# Aim:
Search the material for the word "Write" and copy each line that holds it.

# Records to use:
____________

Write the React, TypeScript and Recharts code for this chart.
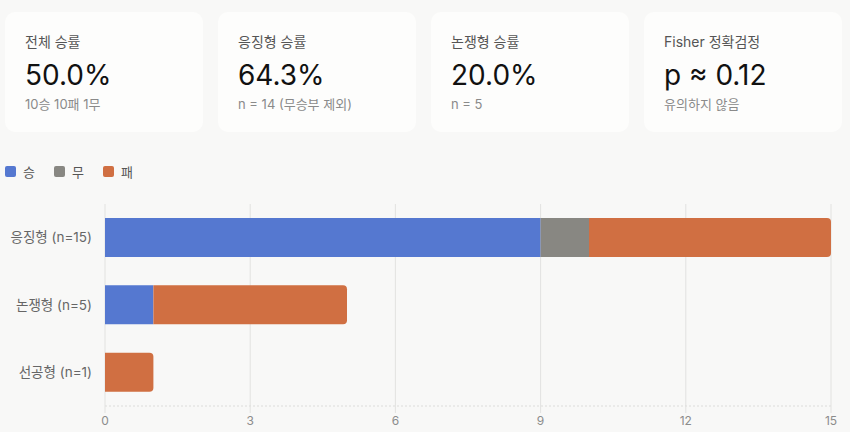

____________

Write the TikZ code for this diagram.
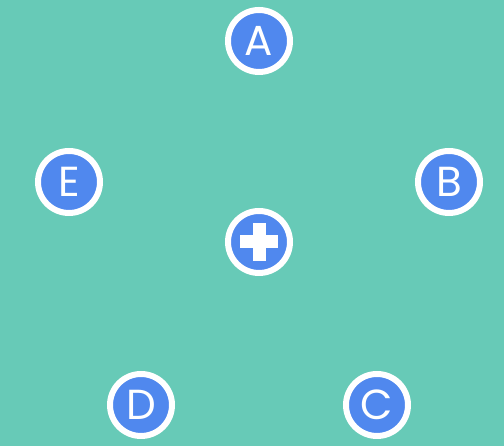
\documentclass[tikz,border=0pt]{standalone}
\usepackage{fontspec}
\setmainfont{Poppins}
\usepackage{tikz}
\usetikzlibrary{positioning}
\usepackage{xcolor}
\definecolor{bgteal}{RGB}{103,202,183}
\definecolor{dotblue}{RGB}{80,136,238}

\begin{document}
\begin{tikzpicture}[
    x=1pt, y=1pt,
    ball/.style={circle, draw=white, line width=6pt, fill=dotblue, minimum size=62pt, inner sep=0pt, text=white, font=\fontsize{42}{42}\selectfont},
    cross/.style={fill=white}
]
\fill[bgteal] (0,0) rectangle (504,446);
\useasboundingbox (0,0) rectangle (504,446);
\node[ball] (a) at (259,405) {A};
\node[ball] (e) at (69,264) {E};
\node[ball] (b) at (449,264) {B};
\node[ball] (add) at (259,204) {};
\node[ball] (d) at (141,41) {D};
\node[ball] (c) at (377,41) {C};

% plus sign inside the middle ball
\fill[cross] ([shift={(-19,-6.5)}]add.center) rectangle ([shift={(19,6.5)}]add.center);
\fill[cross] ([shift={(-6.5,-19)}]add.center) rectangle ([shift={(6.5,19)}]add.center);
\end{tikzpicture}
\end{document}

____________

# Result below:
Write the React, TypeScript and Recharts code for this chart.
Write the TikZ code for this diagram.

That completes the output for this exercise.